### DATASET CONTENT
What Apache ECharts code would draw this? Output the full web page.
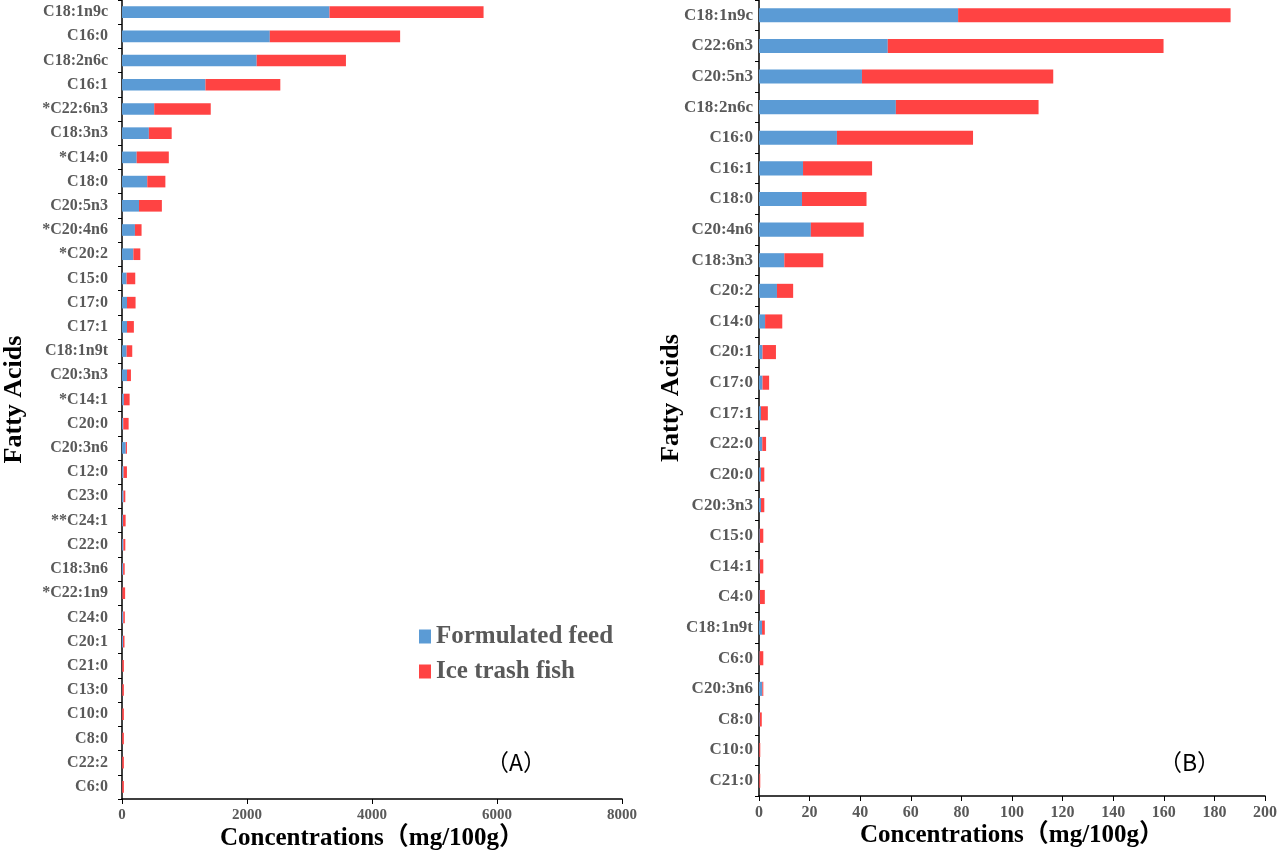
<!DOCTYPE html>
<html>
<head>
<meta charset="utf-8">
<script src="https://cdn.jsdelivr.net/npm/echarts@6/dist/echarts.min.js"></script>
<style>
html,body{margin:0;padding:0;background:#fff;}
#c{width:1280px;height:856px;}
</style>
</head>
<body>
<div id="c"></div>
<script>
// Panel A
const catsA = ['C18:1n9c','C16:0','C18:2n6c','C16:1','*C22:6n3','C18:3n3','*C14:0','C18:0','C20:5n3','*C20:4n6','*C20:2','C15:0','C17:0','C17:1','C18:1n9t','C20:3n3','*C14:1','C20:0','C20:3n6','C12:0','C23:0','**C24:1','C22:0','C18:3n6','*C22:1n9','C24:0','C20:1','C21:0','C13:0','C10:0','C8:0','C22:2','C6:0'];
const feedA = [3320,2365,2155,1335,515,430,235,404,272,207,182,74,80,80,74,80,30,20,60,25,25,15,22,18,6,20,16,4,4,3,3,3,3];
const fishA = [2465,2085,1428,1198,905,365,514,290,366,106,111,138,137,110,90,63,92,86,19,54,28,43,31,25,44,25,24,26,26,27,27,27,27];
// Panel B
const catsB = ['C18:1n9c','C22:6n3','C20:5n3','C18:2n6c','C16:0','C16:1','C18:0','C20:4n6','C18:3n3','C20:2','C14:0','C20:1','C17:0','C17:1','C22:0','C20:0','C20:3n3','C15:0','C14:1','C4:0','C18:1n9t','C6:0','C20:3n6','C8:0','C10:0','C21:0'];
const feedB = [78.7,50.9,40.7,54.1,30.8,17.4,17.0,20.5,10.0,7.1,2.4,1.4,1.4,0.8,1.3,0.8,0.8,0.3,0.3,0.3,1.2,0.2,1.3,0.3,0.1,0.1];
const fishB = [107.7,109.0,75.6,56.4,53.8,27.3,25.5,20.9,15.4,6.4,6.8,5.3,2.6,2.7,1.5,1.3,1.3,1.4,1.4,2.0,1.1,1.5,0.4,0.8,0.4,0.4];
const ticksA = [0,2000,4000,6000,8000];
const ticksB = [0,20,40,60,80,100,120,140,160,180,200];

const SERIF = '"Liberation Serif","Times New Roman","Noto Sans CJK SC",serif';
const GRAY = '#595959';
const BLUE = '#5B9BD5';
const RED = '#FF4343';

function xAx(gi, ticks, fs) {
  return {
    type:'value', gridIndex:gi, min:ticks[0], max:ticks[ticks.length-1],
    interval: ticks[1]-ticks[0],
    name:'Concentrations（mg/100g）', nameLocation:'middle', nameGap:27,
    nameMoveOverlap:false,
    nameTextStyle:{fontFamily:SERIF, fontWeight:'bold', fontSize:25, color:'#000'},
    axisLine:{show:true, lineStyle:{color:'#000', width:1.5}},
    axisTick:{show:true, length:5, lineStyle:{color:'#000'}},
    axisLabel:{fontFamily:SERIF, fontWeight:'bold', fontSize:fs, color:GRAY, margin:9,
      formatter:function(v){return String(v);}},
    splitLine:{show:false}
  };
}
function yAx(gi, cats, gap, fs, margin) {
  return {
    type:'category', gridIndex:gi, data:cats, inverse:true,
    name:'Fatty Acids', nameLocation:'middle', nameGap:gap, nameRotate:90,
    nameMoveOverlap:false,
    nameTextStyle:{fontFamily:SERIF, fontWeight:'bold', fontSize:26, color:'#000'},
    axisLine:{show:true, lineStyle:{color:'#000', width:1.5}},
    axisTick:{show:true, length:4, lineStyle:{color:'#000'}},
    axisLabel:{fontFamily:SERIF, fontWeight:'bold', fontSize:fs, color:GRAY, margin:margin},
    splitLine:{show:false}
  };
}

const chart = echarts.init(document.getElementById('c'));
chart.setOption({
  animation:false,
  backgroundColor:'#fff',
  grid:[
    {left:120, width:502, top:0, bottom:57, containLabel:false},
    {left:759, width:509, top:0, bottom:60, containLabel:false}
  ],
  xAxis:[xAx(0, ticksA, 15), xAx(1, ticksB, 16)],
  yAxis:[yAx(0, catsA, 95, 16, 14), yAx(1, catsB, 75, 17, 6)],
  legend:{
    data:['Formulated feed','Ice trash fish'],
    orient:'vertical', left:414, top:619, itemWidth:12, itemHeight:14, itemGap:10,
    icon:'rect',
    textStyle:{fontFamily:SERIF, fontWeight:'bold', fontSize:25, color:GRAY}
  },
  series:[
    {name:'Formulated feed', type:'bar', stack:'A', xAxisIndex:0, yAxisIndex:0, data:feedA, barWidth:'48%', itemStyle:{color:BLUE}},
    {name:'Ice trash fish', type:'bar', stack:'A', xAxisIndex:0, yAxisIndex:0, data:fishA, barWidth:'48%', itemStyle:{color:RED}},
    {name:'Formulated feed', type:'bar', stack:'B', xAxisIndex:1, yAxisIndex:1, data:feedB, barWidth:'46%', itemStyle:{color:BLUE}},
    {name:'Ice trash fish', type:'bar', stack:'B', xAxisIndex:1, yAxisIndex:1, data:fishB, barWidth:'46%', itemStyle:{color:RED}}
  ],
  graphic:[
    {type:'text', left:486, top:751, style:{text:'（A）', fontFamily:'"Noto Sans CJK SC",sans-serif', fontSize:23, fill:'#000'}},
    {type:'text', left:1159, top:751, style:{text:'（B）', fontFamily:'"Noto Sans CJK SC",sans-serif', fontSize:23, fill:'#000'}}
  ]
});
</script>
</body>
</html>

### TO BE DONE
From the material above, copy everything exactly but the pictures.

### RESPONSE TO THIS TASK
What Apache ECharts code would draw this? Output the full web page.
<!DOCTYPE html>
<html>
<head>
<meta charset="utf-8">
<script src="https://cdn.jsdelivr.net/npm/echarts@6/dist/echarts.min.js"></script>
<style>
html,body{margin:0;padding:0;background:#fff;}
#c{width:1280px;height:856px;}
</style>
</head>
<body>
<div id="c"></div>
<script>
// Panel A
const catsA = ['C18:1n9c','C16:0','C18:2n6c','C16:1','*C22:6n3','C18:3n3','*C14:0','C18:0','C20:5n3','*C20:4n6','*C20:2','C15:0','C17:0','C17:1','C18:1n9t','C20:3n3','*C14:1','C20:0','C20:3n6','C12:0','C23:0','**C24:1','C22:0','C18:3n6','*C22:1n9','C24:0','C20:1','C21:0','C13:0','C10:0','C8:0','C22:2','C6:0'];
const feedA = [3320,2365,2155,1335,515,430,235,404,272,207,182,74,80,80,74,80,30,20,60,25,25,15,22,18,6,20,16,4,4,3,3,3,3];
const fishA = [2465,2085,1428,1198,905,365,514,290,366,106,111,138,137,110,90,63,92,86,19,54,28,43,31,25,44,25,24,26,26,27,27,27,27];
// Panel B
const catsB = ['C18:1n9c','C22:6n3','C20:5n3','C18:2n6c','C16:0','C16:1','C18:0','C20:4n6','C18:3n3','C20:2','C14:0','C20:1','C17:0','C17:1','C22:0','C20:0','C20:3n3','C15:0','C14:1','C4:0','C18:1n9t','C6:0','C20:3n6','C8:0','C10:0','C21:0'];
const feedB = [78.7,50.9,40.7,54.1,30.8,17.4,17.0,20.5,10.0,7.1,2.4,1.4,1.4,0.8,1.3,0.8,0.8,0.3,0.3,0.3,1.2,0.2,1.3,0.3,0.1,0.1];
const fishB = [107.7,109.0,75.6,56.4,53.8,27.3,25.5,20.9,15.4,6.4,6.8,5.3,2.6,2.7,1.5,1.3,1.3,1.4,1.4,2.0,1.1,1.5,0.4,0.8,0.4,0.4];
const ticksA = [0,2000,4000,6000,8000];
const ticksB = [0,20,40,60,80,100,120,140,160,180,200];

const SERIF = '"Liberation Serif","Times New Roman","Noto Sans CJK SC",serif';
const GRAY = '#595959';
const BLUE = '#5B9BD5';
const RED = '#FF4343';

function xAx(gi, ticks, fs) {
  return {
    type:'value', gridIndex:gi, min:ticks[0], max:ticks[ticks.length-1],
    interval: ticks[1]-ticks[0],
    name:'Concentrations（mg/100g）', nameLocation:'middle', nameGap:27,
    nameMoveOverlap:false,
    nameTextStyle:{fontFamily:SERIF, fontWeight:'bold', fontSize:25, color:'#000'},
    axisLine:{show:true, lineStyle:{color:'#000', width:1.5}},
    axisTick:{show:true, length:5, lineStyle:{color:'#000'}},
    axisLabel:{fontFamily:SERIF, fontWeight:'bold', fontSize:fs, color:GRAY, margin:9,
      formatter:function(v){return String(v);}},
    splitLine:{show:false}
  };
}
function yAx(gi, cats, gap, fs, margin) {
  return {
    type:'category', gridIndex:gi, data:cats, inverse:true,
    name:'Fatty Acids', nameLocation:'middle', nameGap:gap, nameRotate:90,
    nameMoveOverlap:false,
    nameTextStyle:{fontFamily:SERIF, fontWeight:'bold', fontSize:26, color:'#000'},
    axisLine:{show:true, lineStyle:{color:'#000', width:1.5}},
    axisTick:{show:true, length:4, lineStyle:{color:'#000'}},
    axisLabel:{fontFamily:SERIF, fontWeight:'bold', fontSize:fs, color:GRAY, margin:margin},
    splitLine:{show:false}
  };
}

const chart = echarts.init(document.getElementById('c'));
chart.setOption({
  animation:false,
  backgroundColor:'#fff',
  grid:[
    {left:120, width:502, top:0, bottom:57, containLabel:false},
    {left:759, width:509, top:0, bottom:60, containLabel:false}
  ],
  xAxis:[xAx(0, ticksA, 15), xAx(1, ticksB, 16)],
  yAxis:[yAx(0, catsA, 95, 16, 14), yAx(1, catsB, 75, 17, 6)],
  legend:{
    data:['Formulated feed','Ice trash fish'],
    orient:'vertical', left:414, top:619, itemWidth:12, itemHeight:14, itemGap:10,
    icon:'rect',
    textStyle:{fontFamily:SERIF, fontWeight:'bold', fontSize:25, color:GRAY}
  },
  series:[
    {name:'Formulated feed', type:'bar', stack:'A', xAxisIndex:0, yAxisIndex:0, data:feedA, barWidth:'48%', itemStyle:{color:BLUE}},
    {name:'Ice trash fish', type:'bar', stack:'A', xAxisIndex:0, yAxisIndex:0, data:fishA, barWidth:'48%', itemStyle:{color:RED}},
    {name:'Formulated feed', type:'bar', stack:'B', xAxisIndex:1, yAxisIndex:1, data:feedB, barWidth:'46%', itemStyle:{color:BLUE}},
    {name:'Ice trash fish', type:'bar', stack:'B', xAxisIndex:1, yAxisIndex:1, data:fishB, barWidth:'46%', itemStyle:{color:RED}}
  ],
  graphic:[
    {type:'text', left:486, top:751, style:{text:'（A）', fontFamily:'"Noto Sans CJK SC",sans-serif', fontSize:23, fill:'#000'}},
    {type:'text', left:1159, top:751, style:{text:'（B）', fontFamily:'"Noto Sans CJK SC",sans-serif', fontSize:23, fill:'#000'}}
  ]
});
</script>
</body>
</html>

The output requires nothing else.